Die Message kommt bei den Kindern so an: ‚Wenn Mama und Papa sagen, sie hätten Mathe auch nie richtig verstanden, dann muss ich mich auch gar nicht erst darin versuchen.‘ Wie praktisch! Und damit ist die Tür für Neues, Kreativität und vielleicht sogar Spaß auch schon zu. Natürlich sind nicht alle Kinder Mathe-Fans. Auf die herkömmliche Art und Weise werden es aber auch nicht mehr, sondern eher weniger.
Kinder folgen ihren Eltern
Was bin ich als Mathelehrerin denn dann: ein Alien? Ein Freak zumindest, aber das bin ich mit Latein sowieso schon. Mir war und ist das egal, aber das ist es den meisten Kindern eben nicht. Keiner will als Freak angesehen werden, weil er oder sie gerne rechnet oder knobelt. Da hilft es schon, wenn die Eltern dahinter stehen. Oder würden womöglich Kinder ihre Eltern verraten mit dem eigenen Erfolg?

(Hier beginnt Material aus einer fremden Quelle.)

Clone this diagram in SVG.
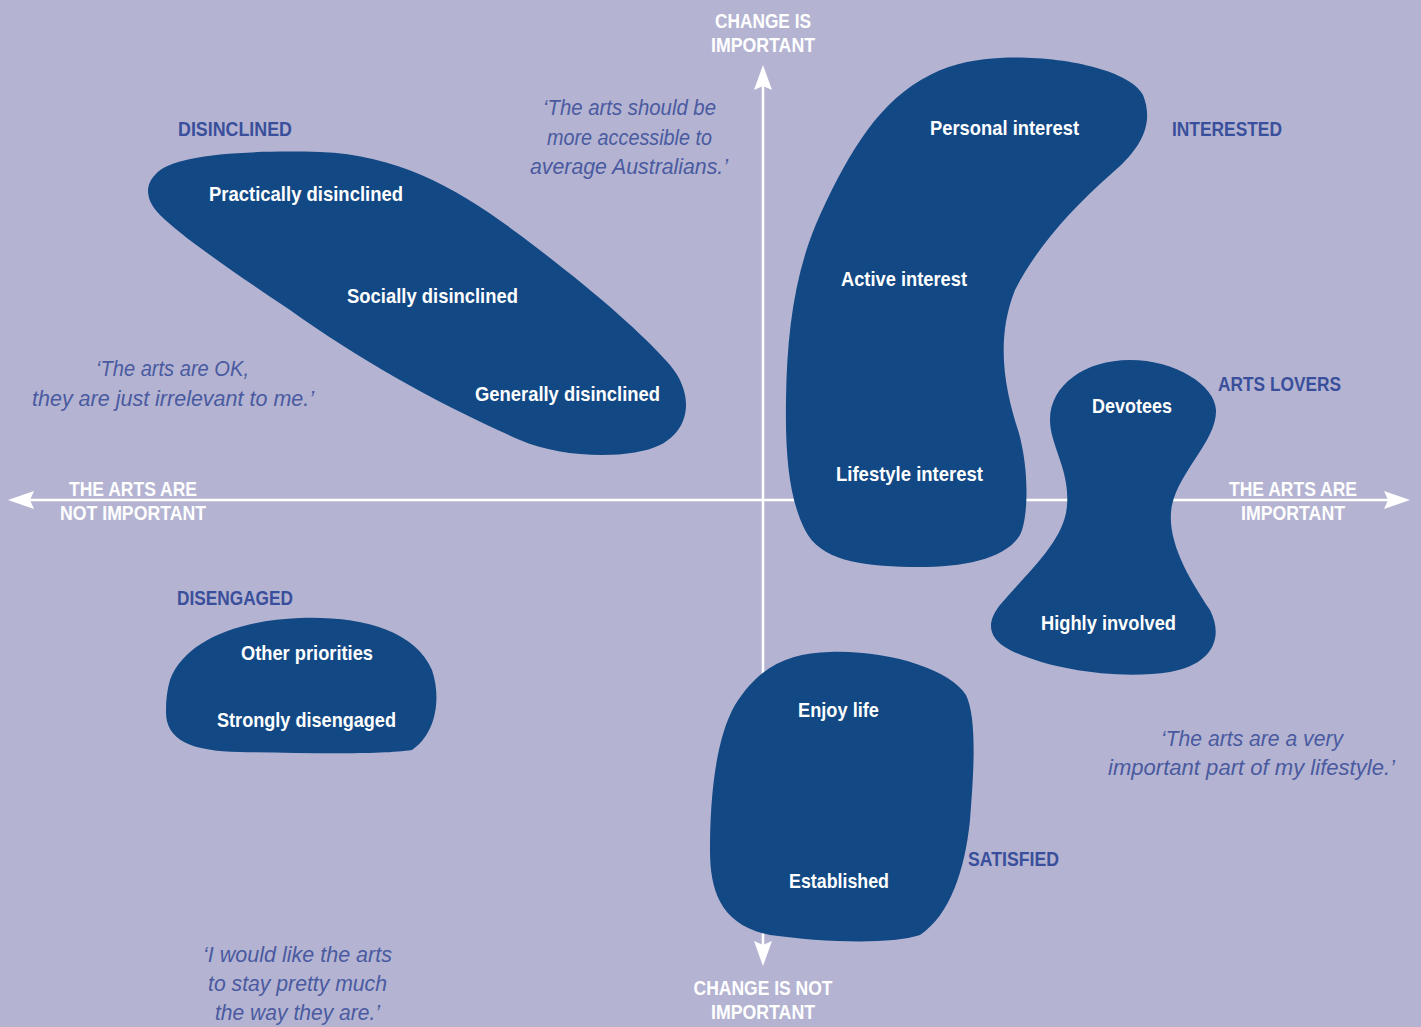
<svg xmlns="http://www.w3.org/2000/svg" width="1421" height="1027" viewBox="0 0 1421 1027">
<style>
.ax{font-family:"Liberation Sans",Arial,sans-serif;font-weight:bold;font-size:21px;fill:#ffffff;text-anchor:middle}
.cat{font-family:"Liberation Sans",Arial,sans-serif;font-weight:bold;font-size:21px;fill:#3a4f9b}
.lbl{font-family:"Liberation Sans",Arial,sans-serif;font-weight:bold;font-size:21px;fill:#ffffff}
.q{font-family:"Liberation Sans",Arial,sans-serif;font-style:italic;font-size:22px;fill:#4a5aa0}
.blob{fill:#124884}
.axis{stroke:#ffffff;stroke-width:2.5;fill:none}
.head{fill:#ffffff}
</style>
<rect width="1421" height="1027" fill="#b4b4d2"/>
<g id="connectors">
<line class="axis" x1="28" y1="500" x2="1390" y2="500"/>
<line class="axis" x1="763" y1="85" x2="763" y2="945"/>
<path class="head" d="M8,500 L34,491 L30,500 L34,509 Z"/>
<path class="head" d="M1410,500 L1384,491 L1388,500 L1384,509 Z"/>
<path class="head" d="M763,65 L754,90 L763,86 L772,90 Z"/>
<path class="head" d="M763,966 L754,941 L763,945 L772,941 Z"/>
</g>
<g id="axis-labels">
<text class="ax" x="763" y="28" textLength="96" lengthAdjust="spacingAndGlyphs">CHANGE IS</text>
<text class="ax" x="763" y="52" textLength="104" lengthAdjust="spacingAndGlyphs">IMPORTANT</text>
<text class="ax" x="133" y="496" textLength="128" lengthAdjust="spacingAndGlyphs">THE ARTS ARE</text>
<text class="ax" x="133" y="520" textLength="146" lengthAdjust="spacingAndGlyphs">NOT IMPORTANT</text>
<text class="ax" x="1293" y="496" textLength="128" lengthAdjust="spacingAndGlyphs">THE ARTS ARE</text>
<text class="ax" x="1293" y="520" textLength="104" lengthAdjust="spacingAndGlyphs">IMPORTANT</text>
<text class="ax" x="763" y="995" textLength="139" lengthAdjust="spacingAndGlyphs">CHANGE IS NOT</text>
<text class="ax" x="763" y="1019" textLength="104" lengthAdjust="spacingAndGlyphs">IMPORTANT</text>
</g>
<g id="disinclined">
<path class="blob" d="M155,175 C170,155 240,150 320,152 C400,155 460,190 520,235 C580,280 640,330 670,365 C695,395 690,430 660,445 C630,460 560,458 520,440 C440,405 360,360 290,310 C230,270 180,235 160,215 C145,200 145,185 155,175 Z"/>
<text class="cat" x="178" y="136" textLength="114" lengthAdjust="spacingAndGlyphs">DISINCLINED</text>
<text class="lbl" x="209" y="201" textLength="194" lengthAdjust="spacingAndGlyphs">Practically disinclined</text>
<text class="lbl" x="347" y="303" textLength="171" lengthAdjust="spacingAndGlyphs">Socially disinclined</text>
<text class="lbl" x="475" y="401" textLength="185" lengthAdjust="spacingAndGlyphs">Generally disinclined</text>
</g>
<g id="interested">
<path class="blob" d="M1000,58 C1060,55 1130,70 1143,95 C1155,125 1140,150 1110,175 C1070,210 1035,250 1015,290 C995,340 1005,390 1018,430 C1030,470 1028,520 1020,535 C1005,560 960,568 910,567 C860,566 820,560 805,530 C790,500 785,460 786,400 C787,330 795,270 820,215 C850,150 880,100 930,75 C955,62 980,59 1000,58 Z"/>
<text class="cat" x="1172" y="136" textLength="110" lengthAdjust="spacingAndGlyphs">INTERESTED</text>
<text class="lbl" x="930" y="135" textLength="149" lengthAdjust="spacingAndGlyphs">Personal interest</text>
<text class="lbl" x="841" y="286" textLength="126" lengthAdjust="spacingAndGlyphs">Active interest</text>
<text class="lbl" x="836" y="481" textLength="147" lengthAdjust="spacingAndGlyphs">Lifestyle interest</text>
</g>
<g id="arts-lovers">
<path class="blob" d="M1130,360 C1175,360 1215,385 1216,410 C1217,440 1180,470 1172,505 C1165,540 1190,580 1210,610 C1225,640 1210,665 1170,672 C1120,680 1050,670 1010,650 C985,637 988,620 1000,605 C1030,570 1065,540 1067,505 C1070,470 1050,445 1050,420 C1050,385 1085,360 1130,360 Z"/>
<text class="cat" x="1218" y="391" textLength="123" lengthAdjust="spacingAndGlyphs">ARTS LOVERS</text>
<text class="lbl" x="1092" y="413" textLength="80" lengthAdjust="spacingAndGlyphs">Devotees</text>
<text class="lbl" x="1041" y="630" textLength="135" lengthAdjust="spacingAndGlyphs">Highly involved</text>
</g>
<g id="disengaged">
<path class="blob" d="M170,680 C185,640 240,620 300,618 C360,616 415,630 432,670 C442,700 435,735 412,750 C380,755 300,753 240,752 C190,751 165,740 166,710 C166,700 167,690 170,680 Z"/>
<text class="cat" x="177" y="605" textLength="116" lengthAdjust="spacingAndGlyphs">DISENGAGED</text>
<text class="lbl" x="241" y="660" textLength="132" lengthAdjust="spacingAndGlyphs">Other priorities</text>
<text class="lbl" x="217" y="727" textLength="179" lengthAdjust="spacingAndGlyphs">Strongly disengaged</text>
</g>
<g id="satisfied">
<path class="blob" d="M830,652 C890,650 950,670 966,695 C978,720 973,780 970,820 C965,870 950,915 920,935 C890,945 820,942 770,935 C720,925 710,890 710,850 C710,800 715,740 735,705 C760,665 790,653 830,652 Z"/>
<text class="cat" x="968" y="866" textLength="91" lengthAdjust="spacingAndGlyphs">SATISFIED</text>
<text class="lbl" x="798" y="717" textLength="81" lengthAdjust="spacingAndGlyphs">Enjoy life</text>
<text class="lbl" x="789" y="888" textLength="100" lengthAdjust="spacingAndGlyphs">Established</text>
</g>
<g id="quotes">
<text class="q" x="543" y="115" textLength="173" lengthAdjust="spacingAndGlyphs">‘The arts should be</text>
<text class="q" x="547" y="145" textLength="165" lengthAdjust="spacingAndGlyphs">more accessible to</text>
<text class="q" x="530" y="174" textLength="198" lengthAdjust="spacingAndGlyphs">average Australians.’</text>
<text class="q" x="96" y="376" textLength="153" lengthAdjust="spacingAndGlyphs">‘The arts are OK,</text>
<text class="q" x="32" y="406" textLength="282" lengthAdjust="spacingAndGlyphs">they are just irrelevant to me.’</text>
<text class="q" x="1161" y="746" textLength="182" lengthAdjust="spacingAndGlyphs">‘The arts are a very</text>
<text class="q" x="1108" y="775" textLength="287" lengthAdjust="spacingAndGlyphs">important part of my lifestyle.’</text>
<text class="q" x="203" y="962" textLength="189" lengthAdjust="spacingAndGlyphs">‘I would like the arts</text>
<text class="q" x="208" y="991" textLength="179" lengthAdjust="spacingAndGlyphs">to stay pretty much</text>
<text class="q" x="215" y="1020" textLength="165" lengthAdjust="spacingAndGlyphs">the way they are.’</text>
</g>
</svg>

Das Bild, das Eltern von ihren Kindern zeichnen, ist nämlich der Rahmen, in dem sie sich bewegen können. Und um des lieben Friedens willen zeigen die meisten das passende Verhalten – sie folgen den Eltern in diesem Bild von ihnen.
Wenn Kinder mitbekommen, dass ihre Eltern etwas ablehnen oder für sich als unerreichbar ansehen, glauben einige: Wenn ich das habe oder erreiche, verrate ich meine Eltern und ihre Art zu leben. Das kann auch so etwas sein wie Reichtum, Gesundheit oder Lebensfreude. Insofern ist Matheunterricht sehr wohl mit dem alltäglichen Leben verknüpft!
Potenzialentfaltung in einer Schule von morgen
Wenn es künftig gar keine Fächer mehr geben sollte, sondern verknüpfende Projekte und Lernen anhand von Phänomenen (siehe Finnland), könnte sich dieses Schubladendenken relativieren. Und trotzdem zählt das Bild, was Eltern von den Kindern zeichnen. In ihrem gemeinsamen Buch „Jedes Kind ist hoch begabt: die angeborenen Talente unserer Kinder und was wir aus ihnen machen“ zeigen Gerald Hüther und Uli Hauser eine neue Perspektive auf. Statt den Mangel zu sehen, wird hervorgehoben, worin ein Kind ein besonderes Talent hat. Das betrifft mehr und andere Fähigkeiten als in der Schule heutzutage betrachtet werden: Liebe, Offenheit, Kreativität, Vertrauen, Beharrlichkeit, Achtsamkeit…
Wie wir in der Schule lernen, soll sich also ändern. Und damit aber auch das Bild, was wir von den Kindern haben und was sie zu leisten im Stande sind. Ansonsten beginnen wir mit Veränderungen des Systems und bleiben im alten Denken verhaftet. In der Konsequenz bleiben wir im Neuanfang stecken, es wird nicht zu Ende gedacht, beim kleinsten Widerstand geben wir auf und wir kommen nicht weiter.
Als Elternteil kannst du dazu Folgendes überlegen: Was erlaube ich mir selbst nicht zu haben oder zu sein? Gibt es Glaubenssätze, mit denen ich mein Kind begrenze? (Mathe ist eher was für Jungs, Das Leben ist kein Ponyhof, Schule ist langweilig, JETZT BEGINNT DER ERNST DES LEBENS…) Inwiefern könnten diese Glaubenssätze die Entwicklung deines Kindes hemmen oder in eine Richtung drängen?
Wenn wir gemeinsam in der Schule an solchen Einflussfaktoren arbeiten, kann das echte Potenzialentfaltung bewirken. Alle Schulen im Aufbruch haben sich diese Qualität auf ihre Fahnen geschrieben.